A decline in school and library sales that Millbrook Press first began to see in the quarter ended October 31, 2001, accelerated in the second period and, as a result, total revenues in the quarter ended January 31 fell 19.6%, to $4.3 million. The company reported a net loss in the quarter of $257,000, compared to a net income of $107,000 in last year's second quarter.
For the first six months of fiscal 2002, revenues fell 8.8% to $9.7 million, as sales to schools and libraries fell $1.1 million, offsetting a slight gain in sales to the consumer market. The net loss for the first half of the year was $108,000, compared to a net income of $437,000 in the first six months of fiscal 2001. Millbrook attributed the decline in library sales to disruptions in its New York City telemarketing department caused by the September 11 terrorist attacks and the tightening of library budgets due to lower state funding. Millbrook said it expects funding to remain soft for the rest of fiscal 2002.

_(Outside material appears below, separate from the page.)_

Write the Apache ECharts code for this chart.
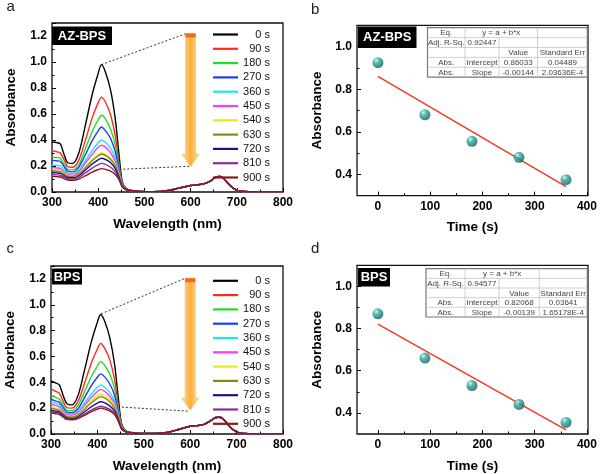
<!DOCTYPE html>
<html><head><meta charset="utf-8">
<script src="https://cdn.jsdelivr.net/npm/echarts@6/dist/echarts.min.js"></script>
<style>html,body{margin:0;padding:0;background:#fff}#c{width:600px;height:474px}</style>
</head><body><div id="c"></div>
<script>
// ---------- data ----------
const times = ['0 s','90 s','180 s','270 s','360 s','450 s','540 s','630 s','720 s','810 s','900 s'];
const colors = ['#000000','#ff2a1a','#1fe01f','#1a3cff','#19e6f0','#ff38ff','#e8e81a','#8a8a10','#14148c','#8c2ca0','#8c1a1a'];
const wlHead = [300,310,318,326,334,345,358,372,387,399,407,416,427,437,445,452,460];
const wlTail = [470,490,520,550,575,600,615,630,645,655,662,670,680,690,700,710,725,750,800];
const azHead = [
 [0.385,0.38,0.37,0.29,0.225,0.22,0.30,0.51,0.75,0.90,0.98,0.92,0.78,0.56,0.29,0.08,0.03],
 [0.315,0.31,0.30,0.25,0.195,0.19,0.245,0.395,0.57,0.68,0.73,0.69,0.59,0.43,0.22,0.07,0.025],
 [0.27,0.265,0.26,0.215,0.175,0.17,0.21,0.33,0.465,0.55,0.59,0.56,0.48,0.36,0.19,0.065,0.025],
 [0.245,0.24,0.235,0.195,0.16,0.155,0.19,0.285,0.395,0.465,0.50,0.47,0.41,0.31,0.17,0.06,0.02],
 [0.21,0.205,0.20,0.17,0.145,0.14,0.165,0.24,0.32,0.375,0.40,0.38,0.335,0.26,0.15,0.055,0.02],
 [0.19,0.185,0.18,0.155,0.135,0.13,0.155,0.22,0.29,0.34,0.36,0.345,0.30,0.235,0.14,0.05,0.02],
 [0.175,0.17,0.165,0.145,0.128,0.125,0.14,0.19,0.25,0.285,0.30,0.29,0.26,0.21,0.13,0.05,0.02],
 [0.165,0.16,0.155,0.138,0.122,0.12,0.137,0.185,0.24,0.275,0.29,0.28,0.25,0.20,0.125,0.048,0.02],
 [0.15,0.147,0.143,0.127,0.112,0.11,0.125,0.168,0.215,0.245,0.26,0.25,0.225,0.18,0.115,0.045,0.02],
 [0.135,0.132,0.128,0.115,0.102,0.10,0.112,0.146,0.184,0.208,0.22,0.212,0.19,0.155,0.10,0.042,0.018],
 [0.12,0.118,0.115,0.103,0.092,0.09,0.099,0.124,0.153,0.171,0.18,0.174,0.16,0.135,0.095,0.04,0.018]
];
const azTail = [0.012,0.005,0.003,0.01,0.03,0.05,0.055,0.065,0.09,0.115,0.12,0.11,0.07,0.035,0.015,0.006,0.002,0.001,0.001];
const bpsHead = [
 [0.41,0.395,0.38,0.30,0.235,0.225,0.295,0.49,0.715,0.855,0.925,0.87,0.74,0.54,0.28,0.08,0.03],
 [0.35,0.33,0.315,0.255,0.205,0.20,0.25,0.39,0.55,0.65,0.70,0.66,0.57,0.42,0.22,0.07,0.025],
 [0.30,0.285,0.27,0.225,0.185,0.18,0.22,0.325,0.445,0.52,0.56,0.53,0.46,0.35,0.19,0.065,0.025],
 [0.27,0.255,0.245,0.205,0.17,0.165,0.195,0.28,0.375,0.435,0.465,0.44,0.385,0.30,0.17,0.06,0.02],
 [0.25,0.237,0.228,0.19,0.16,0.155,0.178,0.24,0.31,0.36,0.38,0.36,0.32,0.255,0.15,0.055,0.02],
 [0.23,0.22,0.21,0.177,0.15,0.145,0.165,0.22,0.285,0.325,0.345,0.33,0.29,0.235,0.14,0.05,0.02],
 [0.21,0.20,0.192,0.165,0.14,0.135,0.153,0.20,0.258,0.293,0.31,0.296,0.265,0.215,0.13,0.05,0.02],
 [0.20,0.19,0.183,0.158,0.134,0.13,0.146,0.19,0.242,0.274,0.29,0.277,0.248,0.20,0.125,0.048,0.02],
 [0.185,0.176,0.17,0.146,0.124,0.12,0.133,0.17,0.211,0.237,0.25,0.24,0.216,0.18,0.115,0.045,0.02],
 [0.175,0.167,0.16,0.14,0.118,0.115,0.125,0.153,0.185,0.205,0.215,0.207,0.19,0.16,0.105,0.042,0.018],
 [0.165,0.157,0.15,0.132,0.113,0.11,0.119,0.144,0.173,0.191,0.20,0.193,0.177,0.15,0.10,0.04,0.018]
];
const bpsTail = [0.012,0.005,0.004,0.012,0.035,0.06,0.065,0.075,0.105,0.128,0.13,0.12,0.08,0.04,0.017,0.006,0.002,0.001,0.001];
const kinTime = [0,90,180,270,360];
const azKin = [0.925,0.68,0.555,0.48,0.375];
const bpsKin = [0.87,0.66,0.53,0.44,0.355];
const azFitX = [0,360];
const azFitY = [0.860,0.342];
const bpsFitX = [0,360];
const bpsFitY = [0.821,0.320];
const specXTicks = [300,400,500,600,700,800];
const kinXTicks = [0,100,200,300,400];
const kinXMinor = [50,150,250,350];
const kinYTicks = [0.4,0.6,0.8,1.0];
const kinYMinor = [0.5,0.7,0.9];
const azGuideX = [[407,589],[437,600]];
const azGuideY = [[0.98,1.217],[0.173,0.198]];
const bpsGuideX = [[408,589],[444,595]];
const bpsGuideY = [[0.93,1.205],[0.21,0.177]];
const azArrow = {x:600, top:1.22, head:0.29, tip:0.196};
const bpsArrow = {x:600, top:1.205, head:0.277, tip:0.185};
const azTable = [['Eq.','y = a + b*x',null,''],['Adj. R-Sq.','0.92447','',''],['','','Value','Standard Err'],['Abs.','Intercept','0.86033','0.04489'],['Abs.','Slope','-0.00144','2.03636E-4']];
const bpsTable = [['Eq.','y = a + b*x',null,''],['Adj. R-Sq.','0.94577','',''],['','','Value','Standard Err'],['Abs.','Intercept','0.82068','0.03641'],['Abs.','Slope','-0.00139','1.65178E-4']];

// ---------- chart ----------
const FF = 'Liberation Sans, Arial, sans-serif';
const chart = echarts.init(document.getElementById('c'), null, {renderer:'canvas'});
const lab = {color:'#000', fontWeight:'bold', fontSize:12, fontFamily:FF};
const nameStyle = {color:'#000', fontWeight:'bold', fontSize:13.5, fontFamily:FF};
const tick = {inside:true, length:4, lineStyle:{color:'#000', width:1}};
const noLine = {show:false, onZero:false};

const grids = [
  {left:52, top:23, width:231, height:169},
  {left:357, top:25.4, width:231, height:170.2},
  {left:51, top:266, width:232, height:170},
  {left:357, top:265.3, width:231, height:171}
].map(g => Object.assign(g, {show:true, borderColor:'#111', borderWidth:1.3, backgroundColor:'transparent'}));

function specX(gi){
  return {gridIndex:gi, type:'value', min:300, max:800, interval:100, position:'bottom',
    axisLine:noLine, axisTick:tick, splitLine:{show:false},
    minorTick:{show:true, splitNumber:2, length:2.5, lineStyle:{color:'#000'}},
    axisLabel:Object.assign({margin:5, customValues:specXTicks}, lab),
    name:'Wavelength (nm)', nameLocation:'middle', nameGap:25, nameTextStyle:nameStyle};
}
function specY(gi){
  return {gridIndex:gi, type:'value', min:0, max:1.3, interval:0.2, position:'left',
    axisLine:noLine, axisTick:tick, splitLine:{show:false},
    minorTick:{show:true, splitNumber:2, length:2.5, lineStyle:{color:'#000'}},
    axisLabel:Object.assign({margin:5, showMaxLabel:false, formatter:v=>v.toFixed(1)}, lab),
    name:'Absorbance', nameLocation:'middle', nameGap:34, nameTextStyle:nameStyle};
}
function kinX(gi){
  return {gridIndex:gi, type:'value', min:-40, max:402, position:'bottom',
    axisLine:noLine, axisTick:Object.assign({customValues:kinXTicks}, tick), splitLine:{show:false},
    axisLabel:Object.assign({margin:5, customValues:kinXTicks, formatter:v=>String(Math.round(v))}, lab),
    name:'Time (s)', nameLocation:'middle', nameGap:25, nameTextStyle:nameStyle};
}
function kinY(gi){
  return {gridIndex:gi, type:'value', min:0.3, max:1.1, position:'left',
    axisLine:noLine, axisTick:Object.assign({customValues:kinYTicks}, tick), splitLine:{show:false},
    axisLabel:Object.assign({margin:5, customValues:kinYTicks, formatter:v=>v.toFixed(1)}, lab),
    name:'Absorbance', nameLocation:'middle', nameGap:33, nameTextStyle:nameStyle};
}
function minorX(gi){
  return {gridIndex:gi, type:'value', min:-40, max:402, position:'bottom', offset:0, axisLine:noLine,
    axisTick:{inside:true, length:2.5, customValues:kinXMinor, lineStyle:{color:'#000'}},
    axisLabel:{show:false}, splitLine:{show:false}};
}
function minorY(gi){
  return {gridIndex:gi, type:'value', min:0.3, max:1.1, position:'left', offset:0, axisLine:noLine,
    axisTick:{inside:true, length:2.5, customValues:kinYMinor, lineStyle:{color:'#000'}},
    axisLabel:{show:false}, splitLine:{show:false}};
}

function specSeries(head, tail, gi){
  return times.map((t,i)=>({
    type:'line', name:t, xAxisIndex:gi, yAxisIndex:gi, symbol:'none', smooth:0.3,
    lineStyle:{width:1.4, color:colors[i]}, itemStyle:{color:colors[i]},
    data: wlHead.map((w,j)=>[w, head[i][j]]).concat(wlTail.map((w,j)=>[w, tail[j]])),
    z:3, silent:true
  }));
}
function guideSeries(gx, gy, gi){
  return gx.map((xs,k)=>({
    type:'line', xAxisIndex:gi, yAxisIndex:gi, symbol:'none', silent:true,
    lineStyle:{type:[2,2], width:1, color:'#333'},
    data: xs.map((x,j)=>[x, gy[k][j]]), z:2
  }));
}
const ball = new echarts.graphic.RadialGradient(0.35,0.3,0.75,[
  {offset:0,color:'#c9f4f0'},{offset:0.35,color:'#2ea8a4'},{offset:1,color:'#0a5a5a'}]);
function kinSeries(ys, fx, fy, gi){
  return [
    {type:'line', xAxisIndex:gi, yAxisIndex:gi, symbol:'none', silent:true,
     lineStyle:{color:'#f23a22', width:1.5}, data: fx.map((x,j)=>[x, fy[j]]), z:3},
    {type:'scatter', xAxisIndex:gi, yAxisIndex:gi, symbolSize:11, silent:true,
     itemStyle:{color:ball}, data: kinTime.map((t,j)=>[t, ys[j]]), z:4}
  ];
}
function legendAt(top){
  return {data:times, orient:'vertical', left:213, top:top, icon:'rect', itemWidth:25, itemHeight:2.2, itemGap:3.3,
    padding:0, selectedMode:false,
    formatter:n=>'{t|'+n+'}',
    textStyle:{fontSize:11, color:'#111', fontFamily:FF, lineHeight:10,
      rich:{t:{width:27, align:'right', fontSize:11, lineHeight:10, fontFamily:FF, color:'#111'}}}};
}

chart.setOption({
  animation:false,
  grid:grids,
  xAxis:[specX(0), kinX(1), specX(2), kinX(3), minorX(1), minorX(3)],
  yAxis:[specY(0), kinY(1), specY(2), kinY(3), minorY(1), minorY(3)],
  legend:[legendAt(29), legendAt(275.3)],
  series:[].concat(
    specSeries(azHead, azTail, 0),
    guideSeries(azGuideX, azGuideY, 0),
    specSeries(bpsHead, bpsTail, 2),
    guideSeries(bpsGuideX, bpsGuideY, 2),
    kinSeries(azKin, azFitX, azFitY, 1),
    kinSeries(bpsKin, bpsFitX, bpsFitY, 3)
  )
});

// ---------- decorations ----------
const gr = [];
function arrow(gi, a){
  const p1 = chart.convertToPixel({gridIndex:gi}, [a.x, a.top]);
  const p2 = chart.convertToPixel({gridIndex:gi}, [a.x, a.head]);
  const p3 = chart.convertToPixel({gridIndex:gi}, [a.x, a.tip]);
  const cx = p1[0], sw = 5, hw = 8.5;
  gr.push({type:'polygon', z:10, shape:{points:[[cx-sw,p1[1]],[cx+sw,p1[1]],[cx+sw,p2[1]],[cx+hw,p2[1]],[cx,p3[1]],[cx-hw,p2[1]],[cx-sw,p2[1]]]},
    style:{fill:new echarts.graphic.LinearGradient(0,0,1,0,[{offset:0,color:'#fde0a4'},{offset:0.5,color:'#f9b03c'},{offset:1,color:'#fde0a4'}]), stroke:'#f6c070', lineWidth:0.8}});
  gr.push({type:'rect', z:11, shape:{x:cx-sw, y:p1[1], width:sw*2, height:4}, style:{fill:'#f26a1b'}});
}
arrow(0, azArrow);
arrow(2, bpsArrow);

function box(x, y, w, h, txt){
  gr.push({type:'rect', z:12, shape:{x:x, y:y, width:w, height:h}, style:{fill:'#000'}});
  gr.push({type:'text', z:13, style:{x:x+w/2, y:y+h/2+0.5, text:txt, fill:'#fff', font:'bold 13px '+FF, textAlign:'center', textVerticalAlign:'middle'}});
}
box(52, 26.5, 60, 18.5, 'AZ-BPS');
box(358, 26.5, 58.5, 21.5, 'AZ-BPS');
box(52, 268.5, 30, 16, 'BPS');
box(358, 268, 32, 18.5, 'BPS');

function letter(x, y, t){
  gr.push({type:'text', z:13, style:{x:x, y:y, text:t, fill:'#222', font:'15px '+FF, textVerticalAlign:'middle'}});
}
letter(6.5, 6.5, 'a');
letter(311, 9.5, 'b');
letter(6.5, 249, 'c');
letter(311, 248.5, 'd');

function table(x0, y0, edges, rowH, rows){
  const W = edges[edges.length-1]-edges[0];
  const H = rowH*rows.length;
  gr.push({type:'rect', z:12, shape:{x:x0, y:y0, width:W, height:H}, style:{fill:'#fff', stroke:'#777', lineWidth:1.2}});
  for(let r=1;r<rows.length;r++){
    gr.push({type:'line', z:13, shape:{x1:x0, y1:y0+r*rowH, x2:x0+W, y2:y0+r*rowH}, style:{stroke:'#c4c4c4', lineWidth:0.8}});
  }
  for(let c=1;c<edges.length-1;c++){
    for(let r=0;r<rows.length;r++){
      if(rows[r][c]===null) continue;
      gr.push({type:'line', z:13, shape:{x1:x0+edges[c], y1:y0+r*rowH, x2:x0+edges[c], y2:y0+(r+1)*rowH}, style:{stroke:'#c4c4c4', lineWidth:0.8}});
    }
  }
  rows.forEach((row,r)=>{
    row.forEach((t,c)=>{
      if(t===null || t==='') return;
      let xa = edges[c], xb = edges[c+1];
      if(row[c+1]===null) xb = edges[c+2];
      gr.push({type:'text', z:14, style:{x:x0+(xa+xb)/2, y:y0+(r+0.5)*rowH+0.5, text:t, fill:'#444', font:'8px '+FF, textAlign:'center', textVerticalAlign:'middle'}});
    });
  });
}
table(427.5, 27.7, [0,37.5,71.5,110,159.8], 9.9, azTable);
table(426, 268.7, [0,39,73,113.3,161.3], 9.66, bpsTable);

chart.setOption({graphic:gr});
</script>
</body></html>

To restore profitability on lower sales volume, Millbrook is decreasing its investment in projects "that don't meet our internal margin guidelines," said the company's chief financial officer David Allen. The company is also hoping for a boost from its new children's picture book line, Roaring Brook Press, which shipped its first titles in January. Allen said the line has been well received by reviewers and initial orders have been strong. Millbrook chairman Howard Graham said he expects Roaring Brook to "meet or exceed its goals."